L’émergence du yuan chinois et des crypto-monnaies
Christian de Boissieu a aussi abordé la question du yuan chinois, qui malgré le poids économique de la Chine, représente encore moins de 3 % des réserves de change mondiales. Selon lui, cela est dû au fait que le yuan n’est pas encore pleinement convertible. « Pour qu’une devise joue un rôle international, elle doit être convertible, ce qui n’est pas le cas du yuan aujourd’hui, » a-t-il expliqué. Toutefois, il anticipe une montée en puissance progressive du yuan dans les années à venir, à mesure que la Chine continue d’ouvrir ses marchés financiers et d’intégrer sa monnaie dans le système mondial.
L’essor des crypto-monnaies, en particulier le bitcoin, fait également partie de ce nouvel ordre monétaire mondial en gestation. « Le bitcoin est souvent présenté comme une alternative au dollar et aux autres monnaies fiduciaires, mais je suis plus prudent à ce sujet. Le bitcoin est très volatil et n’a pas de cours légal dans la plupart des pays, » a-t-il précisé. Selon lui, le bitcoin reste davantage un actif spéculatif qu’une véritable monnaie, malgré l’intérêt qu’il suscite. Il a rappelé que seules quelques nations comme le Salvador et, brièvement, la République centrafricaine ont tenté de lui donner un statut de monnaie officielle, mais avec des résultats mitigés.
Un avenir polycentrique ?
De Boissieu a aussi discuté de l’avenir du système monétaire mondial, envisageant un ordre polycentrique dans les dix prochaines années, centré autour de trois grandes devises : le dollar, l’euro et le yuan chinois. « Dans dix ans, le dollar sera toujours là, mais il aura perdu du terrain au profit de l’euro et du yuan.
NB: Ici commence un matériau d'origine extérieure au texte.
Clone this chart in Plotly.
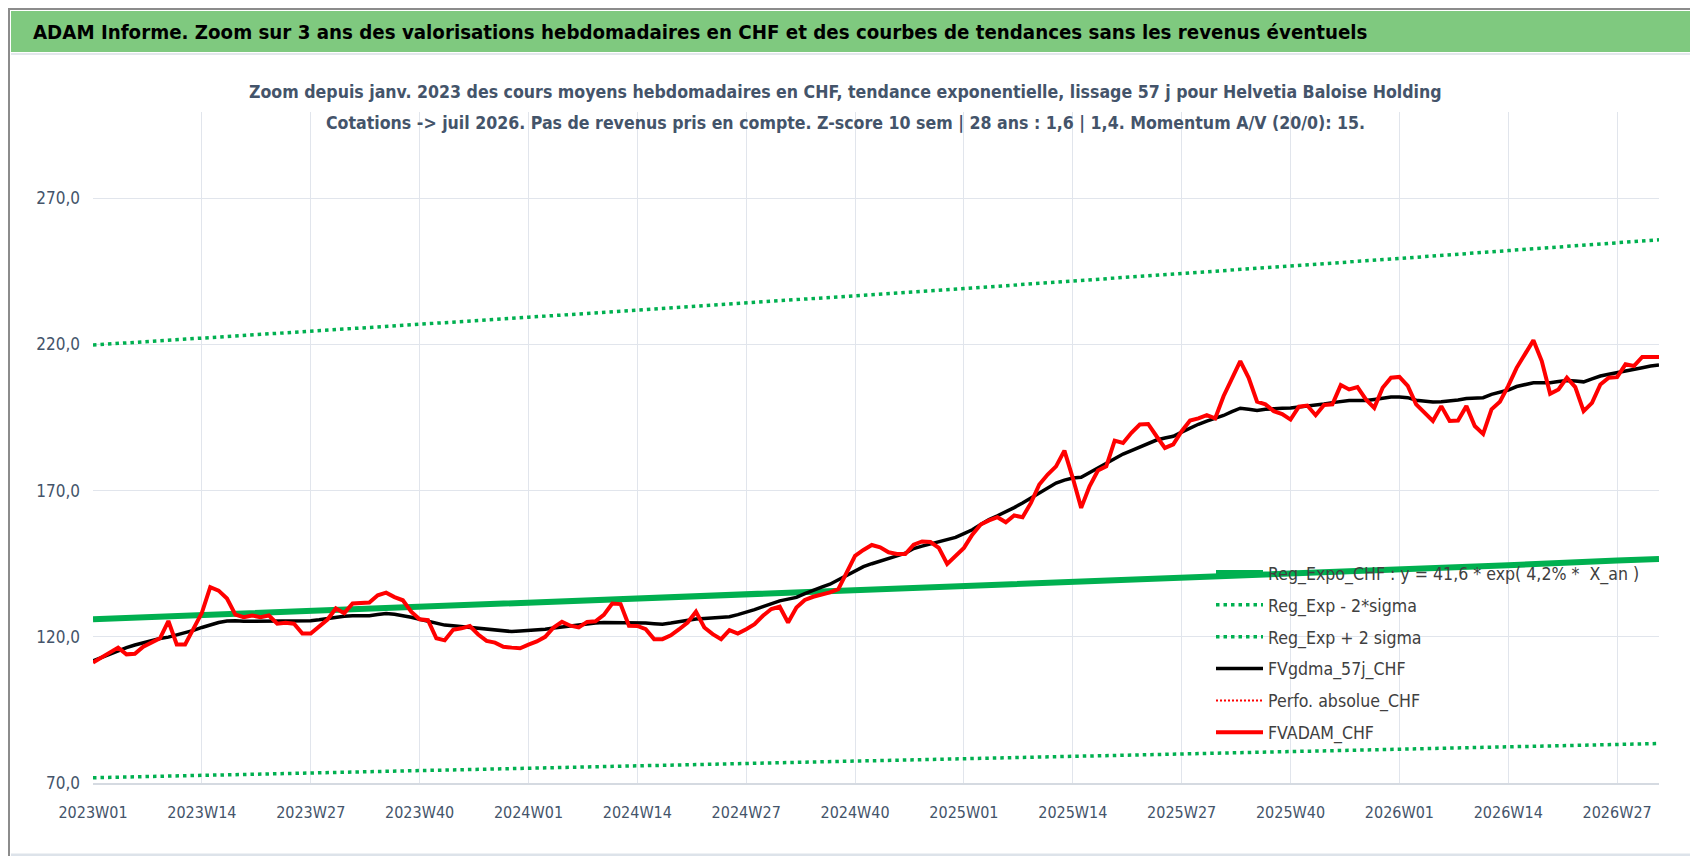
import plotly.graph_objects as go

# semaines 2023W01 -> 2026W32
weeks = [f"{y}W{w:02d}" for y in (2023, 2024, 2025) for w in range(1, 53)]
weeks += [f"2026W{w:02d}" for w in range(1, 33)]

tick_weeks = weeks[::13]

fvadam_chf = [
    111.2, 112.9, 114.6, 116.3, 114.0, 114.2, 116.6, 118.0, 119.5, 125.4,
    117.4, 117.4, 122.8, 128.2, 137.0, 135.8, 133.1, 127.6, 126.7, 127.3,
    126.7, 127.3, 124.5, 124.8, 124.5, 121.1, 121.1, 123.7, 125.9, 129.7,
    128.1, 131.4, 131.7, 131.7, 134.2, 135.1, 133.6, 132.5, 128.6, 126.0,
    125.7, 119.5, 118.8, 122.4, 122.9, 123.7, 120.8, 118.6, 118.0, 116.6,
    116.3, 116.1, 117.3, 118.4, 120.0, 123.2, 125.1, 123.8, 123.2, 125.1,
    125.3, 127.5, 131.4, 131.2, 123.8, 123.7, 122.6, 119.2, 119.2, 120.5,
    122.6, 124.9, 128.6, 123.2, 120.9, 119.2, 122.3, 121.1, 122.6, 124.3,
    127.2, 129.5, 130.3, 124.9, 130.0, 132.6, 133.7, 134.3, 135.2, 136.3,
    142.0, 147.7, 149.7, 151.4, 150.6, 148.9, 148.3, 148.3, 151.5, 152.6,
    152.4, 150.4, 144.9, 147.6, 150.4, 154.9, 158.4, 159.8, 160.9, 159.2,
    161.5, 160.9, 165.8, 172.1, 175.5, 178.3, 183.7, 174.3, 164.1, 171.5,
    176.9, 178.3, 187.1, 186.3, 189.8, 192.6, 192.8, 188.6, 184.6, 185.8,
    190.3, 194.0, 194.7, 195.8, 194.7, 202.3, 208.6, 214.3, 208.6, 200.4,
    199.5, 197.2, 196.2, 194.3, 198.7, 199.1, 195.8, 199.3, 199.5, 206.1,
    204.6, 205.4, 201.2, 198.3, 205.2, 208.6, 208.9, 205.8, 199.5, 196.6,
    193.8, 198.9, 193.8, 194.0, 198.9, 192.1, 189.4, 197.8, 200.4, 205.8,
    212.0, 216.7, 221.4, 214.3, 203.1, 204.6, 208.6, 205.4, 197.2, 200.0,
    206.3, 208.6, 208.8, 213.2, 212.6, 215.7, 215.7, 215.7,
]

fvgdma_57j = [
    111.8, 113.0, 114.2, 115.4, 116.3, 117.2, 118.0, 118.8, 119.4, 119.9,
    120.6, 121.2, 122.2, 123.2, 124.2, 124.9, 125.4, 125.5, 125.3, 125.3,
    125.4, 125.5, 125.5, 125.5, 125.5, 125.5, 125.5, 125.8, 126.3, 126.8,
    127.0, 127.2, 127.2, 127.2, 127.6, 128.0, 127.7, 127.3, 126.7, 126.0,
    125.3, 124.4, 124.0, 123.8, 123.5, 123.2, 122.9, 122.6, 122.4, 122.0,
    121.8, 122.0, 122.1, 122.3, 122.6, 123.0, 123.4, 123.8, 124.1, 124.4,
    124.7, 124.9, 124.9, 124.9, 124.9, 124.9, 124.7, 124.5, 124.3, 124.7,
    125.2, 125.7, 126.1, 126.3, 126.5, 126.7, 126.9, 127.6, 128.3, 129.3,
    130.3, 131.3, 132.3, 132.9, 133.5, 134.8, 136.0, 137.0, 138.0, 139.5,
    140.9, 142.5, 144.0, 145.0, 146.0, 146.9, 147.7, 148.6, 150.2, 151.0,
    151.8, 152.5, 153.2, 154.0, 155.3, 156.6, 158.4, 160.1, 161.4, 162.7,
    164.2, 165.8, 167.5, 169.2, 170.9, 172.6, 173.6, 174.3, 174.6, 176.2,
    177.8, 179.4, 181.0, 182.5, 183.7, 184.8, 186.0, 187.3, 188.0, 188.6,
    190.0, 191.5, 192.7, 193.8, 194.6, 195.7, 197.0, 198.2, 197.8, 197.4,
    197.8, 198.1, 198.2, 198.3, 198.6, 198.9, 199.2, 199.6, 200.1, 200.6,
    200.8, 200.8, 200.8, 201.2, 201.6, 202.0, 202.0, 201.8, 200.9, 200.5,
    200.3, 200.4, 200.6, 201.0, 201.5, 201.7, 201.8, 202.9, 203.6, 204.4,
    205.6, 206.4, 206.9, 206.9, 206.9, 207.3, 207.7, 207.5, 207.2, 208.2,
    209.2, 209.8, 210.3, 210.9, 211.5, 212.0, 212.6, 213.0,
]

# courbes de regression lues aux semaines repères
reg_weeks = tick_weeks + [weeks[-1]]
reg_expo = [126.0, 127.4, 128.7, 130.1, 131.4, 132.8, 134.2, 135.6,
            137.1, 138.5, 140.0, 141.5, 143.0, 144.5, 146.1, 146.6]
reg_moins_2s = [71.8, 72.6, 73.4, 74.1, 74.9, 75.7, 76.5, 77.3,
                78.1, 79.0, 79.8, 80.6, 81.5, 82.4, 83.2, 83.5]
reg_plus_2s = [219.8, 222.1, 224.5, 226.9, 229.3, 231.7, 234.1, 236.6,
               239.1, 241.7, 244.2, 246.8, 249.4, 252.1, 254.8, 255.8]

y_ticks = [70, 120, 170, 220, 270]

W, H = 1698, 856
L, R, T, B = 85, 47, 104, 81
PW, PH = W - L - R, H - T - B


def px_x(p):
    return (p - L) / PW


def px_y(p):
    return (H - B - p) / PH


FONT = "Liberation Sans Narrow, DejaVu Sans Condensed, Arial Narrow, sans-serif"
GREEN = "#00B050"
DOTS = "3.5px,4px"

fig = go.Figure()
fig.add_trace(go.Scatter(x=reg_weeks, y=reg_expo, mode="lines", legendgroup="a",
                         name="Reg_Expo_CHF : y = 41,6 * exp( 4,2% *  X_an )",
                         line=dict(color=GREEN, width=6)))
fig.add_trace(go.Scatter(x=reg_weeks, y=reg_moins_2s, mode="lines", legendgroup="b",
                         name="Reg_Exp - 2*sigma",
                         line=dict(color=GREEN, width=3.5, dash=DOTS)))
fig.add_trace(go.Scatter(x=reg_weeks, y=reg_plus_2s, mode="lines", legendgroup="c",
                         name="Reg_Exp + 2 sigma",
                         line=dict(color=GREEN, width=3.5, dash=DOTS)))
fig.add_trace(go.Scatter(x=weeks, y=fvgdma_57j, mode="lines", legendgroup="d",
                         name="FVgdma_57j_CHF",
                         line=dict(color="black", width=3.5)))
fig.add_trace(go.Scatter(x=[weeks[0]], y=[None], mode="lines", legendgroup="e",
                         name="Perfo. absolue_CHF",
                         line=dict(color="#FF0000", width=2, dash="2px,2px")))
fig.add_trace(go.Scatter(x=weeks, y=fvadam_chf, mode="lines", legendgroup="f",
                         name="FVADAM_CHF",
                         line=dict(color="#FF0000", width=4)))

shapes = [
    # cadre
    dict(type="rect", xref="paper", yref="paper", layer="below",
         x0=px_x(1), x1=px_x(W - 2), y0=px_y(H - 2), y1=px_y(1),
         line=dict(color="#8C8C8C", width=2)),
    # bandeau vert
    dict(type="rect", xref="paper", yref="paper", layer="below",
         x0=px_x(3), x1=px_x(W - 3), y0=px_y(44), y1=px_y(3),
         fillcolor="#7FC97F", line=dict(width=0)),
    dict(type="line", xref="paper", yref="paper", layer="below",
         x0=px_x(3), x1=px_x(W - 3), y0=px_y(46), y1=px_y(46),
         line=dict(color="#E3E7EC", width=2)),
    dict(type="line", xref="paper", yref="paper", layer="below",
         x0=px_x(3), x1=px_x(W - 3), y0=px_y(847), y1=px_y(847),
         line=dict(color="#DDE3EA", width=3)),
]

annotations = [
    dict(xref="paper", yref="paper", x=px_x(23), y=px_y(24),
         xanchor="left", yanchor="middle", showarrow=False,
         text="<b>ADAM Informe. Zoom sur 3 ans des valorisations hebdomadaires en CHF "
              "et des courbes de tendances sans les revenus éventuels</b>",
         font=dict(family=FONT, size=20.3, color="black")),
    dict(xref="paper", yref="paper", x=px_x(837), y=px_y(84),
         xanchor="center", yanchor="middle", showarrow=False,
         text="<b>Zoom depuis janv. 2023 des cours moyens hebdomadaires en CHF, tendance "
              "exponentielle, lissage 57 j pour Helvetia Baloise Holding</b>",
         font=dict(family=FONT, size=17.6, color="#44546A")),
    dict(xref="paper", yref="paper", x=px_x(837), y=px_y(115),
         xanchor="center", yanchor="middle", showarrow=False,
         text="<b>Cotations -> juil 2026. Pas de revenus pris en compte. Z-score 10 sem "
              "| 28 ans : 1,6 | 1,4. Momentum A/V (20/0): 15.</b>",
         font=dict(family=FONT, size=17.6, color="#44546A")),
]

fig.update_layout(
    width=W, height=H, autosize=False,
    margin=dict(l=L, r=R, t=T, b=B),
    paper_bgcolor="white", plot_bgcolor="white",
    separators=", ",
    font=dict(family=FONT, size=17, color="#44546A"),
    shapes=shapes,
    annotations=annotations,
    showlegend=True,
    legend=dict(x=px_x(1203), y=px_y(547), xanchor="left", yanchor="top",
                bgcolor="rgba(0,0,0,0)", traceorder="grouped", tracegroupgap=6,
                itemwidth=47,
                font=dict(family=FONT, size=17.6, color="#404040")),
)

fig.update_xaxes(type="category", categoryorder="array", categoryarray=weeks,
                 range=[0, len(weeks) - 1], tickvals=tick_weeks,
                 showgrid=True, gridcolor="#E1E5EC", gridwidth=1,
                 showline=True, linecolor="#D5DAE1", linewidth=2,
                 ticks="", ticklabelstandoff=14, zeroline=False,
                 tickfont=dict(family=FONT, size=16, color="#44546A"))
fig.update_yaxes(range=[70, 299.5], tickvals=y_ticks, tickformat=".1f",
                 showgrid=True, gridcolor="#E1E5EC", gridwidth=1,
                 zeroline=False, ticks="", ticklabelstandoff=12,
                 tickfont=dict(family=FONT, size=17, color="#44546A"))

fig.write_html("out.html")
Cela reflétera un monde plus multipolaire, mais il n’est pas certain que cette polycentralité monétaire engendre plus de stabilité, » a-t-il averti.
Il a évoqué le débat parmi les économistes et politologues quant à savoir si un système polycentrique serait plus ou moins stable qu’un système dominé par une seule devise, le dollar en l’occurrence. « Certains affirment qu’une hégémonie monétaire, bien qu’asymétrique, pourrait offrir plus de régulation et de prévisibilité qu’un système polycentrique où plusieurs devises se disputent la prééminence, » a-t-il noté.
Christian de Boissieu a conclu en rappelant que malgré les efforts de diversification monétaire menés par des acteurs comme les BRICS ou la Chine, le dollar conserve encore une position dominante dans l’économie mondiale. Néanmoins, les changements en cours, combinés à l’instabilité géopolitique, pourraient conduire à un rééquilibrage progressif des forces monétaires. « Le système monétaire mondial évolue, mais il ne s’effondrera pas du jour au lendemain. Le dollar restera un acteur majeur pour longtemps encore, » a-t-il conclu, tout en soulignant l’importance de suivre de près les évolutions futures, notamment en ce qui concerne le yuan et les crypto-monnaies.